Allah refers to the Jews and Christians cutting up their religion through focusing on different aspects of the scripture. This describes the intellectual basis of the division that ensued. What each group focused on was essentially true in and of itself. It had its basis in the scripture. However, their understanding was distorted by bias, with “each group rejoicing in the part of the scripture that was with them.”
This verse is eloquent in its description of the psychological dynamics behind the problem. Each group draws its strength from what it focuses on, since the followers of each group distinguish themselves and assert their separate identity through those aspects of the religion they overemphasise. This compels them to go even further in exaggerating their differences, since this is how they assert their own legitimacy and are able to perceive themselves as superior to others.
As a consequence of these dynamics, the Jews and Christians gradually ceased to be able to identify with their broader religious communities, and instead identified more and more strongly with whatever particular sect they belonged to.
It is important to understand that these verses are not condemning disagreement, since there are legitimate differences in understanding that do not contradict with the essentials of faith. The Companions of Prophet Muhammad and those who came after them disagreed quite a lot. Likewise, the early scholars of Islam, including great jurists who founded the four schools of Islamic Law had legitimate disagreements on a large number of issues.
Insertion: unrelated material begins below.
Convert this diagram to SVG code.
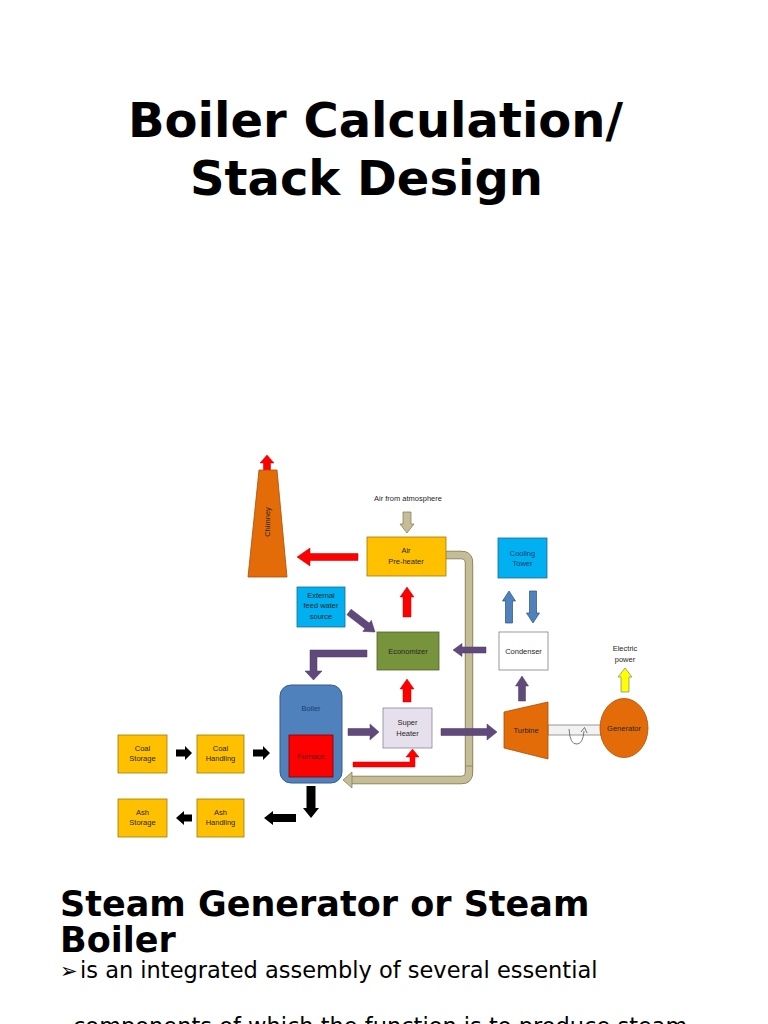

The sects that these verses are referring to did not find their own internal cohesion on the basis of the clear essentials of faith, but rather on the basis of particular issues which they overemphasised and made the basis of their religious self-identity. In doing so, they had to ignore or marginalise other equally important aspects of their religion Their group loyalty was not founded on positive work, but rather on the exclusivity of their ideological focus. They understood something specific and based their religious loyalty on conformity to this understanding. Every group did the same thing and the religious community was broken up into rival sects, each belittling the teachings of the others. The fact that each group held to something of the truth, and based their arguments on the scripture, made it all the easier for them to persist in their self-deception. Sectarian loyalty, in this way, replaced genuine religious identity.
This is an important lesson for us. Allah has warned the Muslims in a number of ways not to become like the people who were given the earlier scriptures. We are told not to allow our hearts to become like theirs had become. Allah says: “Is it not high time that the believers’ hearts should be humble for the remembrance of Allah and the Truth which has been revealed (to them), and that they should not become like those who were given the scripture before them, for whom long ages passed and their hearts grew hard?” [Sūrah al-Hadīd: 16]
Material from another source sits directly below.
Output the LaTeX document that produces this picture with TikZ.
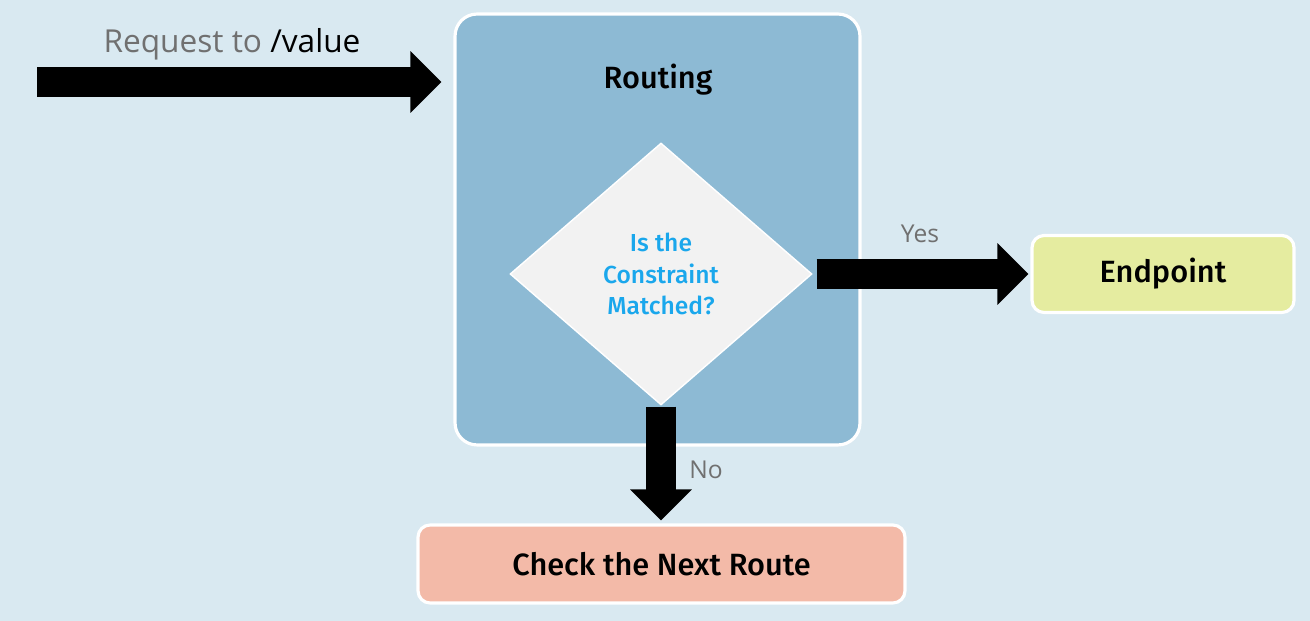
\documentclass[tikz,border=0pt]{standalone}
\usepackage{fontspec}
\setmainfont{Open Sans}
\newfontfamily\dinfont{Fira Sans Medium}
\usetikzlibrary{shapes.geometric,arrows.meta}

\definecolor{bgblue}{HTML}{D9E9F1}
\definecolor{routeblue}{HTML}{8DBAD4}
\definecolor{diagrey}{HTML}{F2F2F2}
\definecolor{askcyan}{HTML}{1AA7EC}
\definecolor{endgreen}{HTML}{E5ECA0}
\definecolor{nextred}{HTML}{F3BAA8}
\definecolor{labelgrey}{HTML}{707070}

\tikzset{
  stagebox/.style={draw=white, line width=1.8pt, font=\dinfont\fontsize{17.5}{21}\selectfont},
  bigarrow/.style={line width=0.6cm, -{Triangle[length=0.62cm, width=1.2cm]}},
  armlabel/.style={text=labelgrey, font=\fontsize{14}{17}\selectfont}
}

\begin{document}
\begin{tikzpicture}[x=0.02cm, y=0.02cm]
        % Background
        \fill[bgblue] (0,0) rectangle (1310,621);
        \useasboundingbox (0,0) rectangle (1310,621);

        % Routing container and the check inside it
        \node[stagebox, fill=routeblue, rounded corners=0.44cm, minimum width=8.1cm, minimum height=8.62cm] (routing) at (657.5,391.5) {};
        \node[font=\dinfont\fontsize{17.5}{21}\selectfont] (routingtitle) at (658,541) {Routing};
        \node[diamond, draw=white, line width=0.8pt, fill=diagrey, inner sep=0pt, minimum width=6.04cm, minimum height=5.24cm,
              text=askcyan, align=center, font=\dinfont\fontsize{14}{18}\selectfont] (decision) at (661,347)
              {Is the\\Constraint\\Matched?};

        % Outcomes
        \node[stagebox, fill=endgreen, rounded corners=0.24cm, minimum width=5.24cm, minimum height=1.54cm] (endpoint) at (1163,347) {Endpoint};
        \node[stagebox, fill=nextred, rounded corners=0.24cm, minimum width=9.74cm, minimum height=1.56cm] (nextroute) at (661.5,57) {Check the Next Route};

        % Incoming request
        \coordinate (request) at (37,539);
        \draw[bigarrow, shorten >=0.24cm] (request) -- (request -| routing.west);
        \node[font=\fontsize{18}{22}\selectfont] (requestlabel) at (232,577) {\textcolor{labelgrey}{Request to} /value};

        % Yes and No arrows
        \draw[bigarrow, shorten <=0.08cm, shorten >=0.04cm] (decision.east) -- (endpoint.west);
        \node[armlabel] (yeslabel) at (920,387) {Yes};
        \draw[bigarrow, shorten <=0.02cm, shorten >=0.06cm] (decision.south) -- (decision.south |- nextroute.north);
        \node[armlabel] (nolabel) at (706,151) {No};
\end{tikzpicture}
\end{document}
Likewise, Allah tells the Muslims not behave the way they had behaved in the pursuit of religious knowledge, saying: “You perceive them as being unified, but their hears are divided. This is because they are a people bereft of sense.” [Sūrah al-Hashr: 14]
This type of dissention afflicts those whose faith has become weak, since the religion prohibits dissention. It also afflicts those whose intellects have grown weak, since reason dictates that the people of the faith community should remain united, bear their differences patiently, and work together for achieving spiritual and worldly good.